Bitcoin Blows Up, Exchange Rate Jumps Ten-Fold in Recent Weeks
Are we witnessing the birth pangs of a new decentralized global currency? Or is Bitcoin merely an age-old investment mania repackaged for the digital age?
Recent headlines are humming over the booming digital currency Bitcoin—it’s either the next big thing or the digital equivalent of Tulipomania. Either way, there’s no debating the fact Bitcoin’s on a wild ride.
Bitcoin dates back to 2009, but it was the 2011 Bitcoin bubble that brought the cryptocurrency mainstream. The USD/Bitcoin exchange rate jumped from $1 to $30 (+2900%) and plunged back to $2 (-93%) in a matter of months. Press coverage was equally bubblicious, a rash of articles praising then panning it. Bitcoin followed a more orderly path to a market price between $5 and $10 in 2012. Then in early 2013, the madness began again.
Since January, the market’s been on a rocket ride. Due perhaps to cycling euro worries, most recently regarding frozen Cypriot bank accounts, Bitcoin is brushing the giddy heights of $235 on the biggest Bitcoin exchange, Mt. Gox. If the richest Bitcoin baron (according to this 2012 Forbes article) cashed in their computerized currency for dollars, they’d rake in $103 million. (As this article was drafted, that number shot up $30 million!)

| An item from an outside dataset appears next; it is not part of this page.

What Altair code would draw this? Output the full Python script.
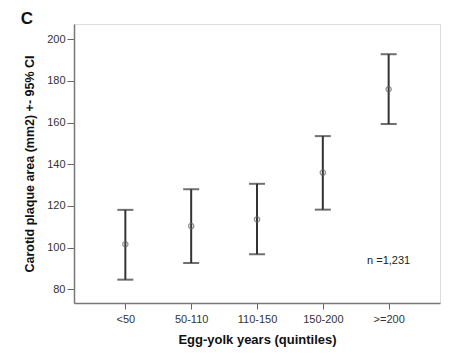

What exactly are Bitcoins? The cryptocurrency is comprised of digitally created and traded financial units. Users can install Bitcoin mining software—thus dedicating a set quantity of processing power to the creation of Bitcoins—or they can buy units with major currencies. The Bitcoin money supply is set to expand at a consistent rate, constrained by processing power, until the year 2040, when it will reach a pre-determined limit of 21 million Bitcoins. (For the finer points, check out our previous coverage here.)
A little perspective is key. Despite the outsized media coverage, the Bitcoin market is miniscule compared to most major currencies. The market for USD alone is worth trillions. Bitcoin, even after the recent boom, is but $2 billion—and just a few months ago, the market was less than a tenth of that.
Bitcoin’s diminutive size contributes directly to its massive volatility, which is problematic for a medium of exchange. If folks don’t know how much bread or beer their cash will buy tomorrow, they’ll dump the currency for something more stable. Volatility’s done away with a number of major currencies in the modern era—hyperinflation in the post-World War I Weimar Republic or more recently in Zimbabwe, for example.
In the case of Bitcoin, the volatility is currently in the upward direction—the currency is getting stronger. But it’s shown itself equally capable of moving the opposite way. Those extreme swings make Bitcoin more of a speculative investment than a useful medium of exchange for now. (Bitcoin’s recent behavior is characteristic of a classic investment bubble—with some people rationalizing an irrational market and others cashing out for Porsches.)
As for whether Bitcoin will one day become a full-fledged currency, there’s no particular reason it couldn’t. What makes a currency a currency is that those trading it have confidence in its value as a medium of exchange and therefore continue using it. Humans have used cows, shells, even pieces of paper as money.
But building confidence is itself a complicated algorithm, and the crowd a fickle thing. Money is an already arcane subject, and a decentralized, digital currency may find enduring confidence elusive—proving itself particularly prone to cycling panics, as the crowd becomes suddenly, terribly aware of just how esoteric, unfathomable, and wild the system has become.
Will the cryptocurrency survive these Bitcoin booms and busts? Maybe, maybe not. The volatility may diminish as the market grows in size and liquidity. But maybe Bitcoin’s greatest value is its use as a case study for future currencies that rely less on the all too human judgment of central banking’s philosopher kings.
Regardless, if recent history is a guide, it’ll be an entertaining outing as Bitcoin gives birth to fortunes and failures, buys homes and cars, gets hacked, manipulated, regulated—and generally evolves at a frenzied pace worthy of the digital age.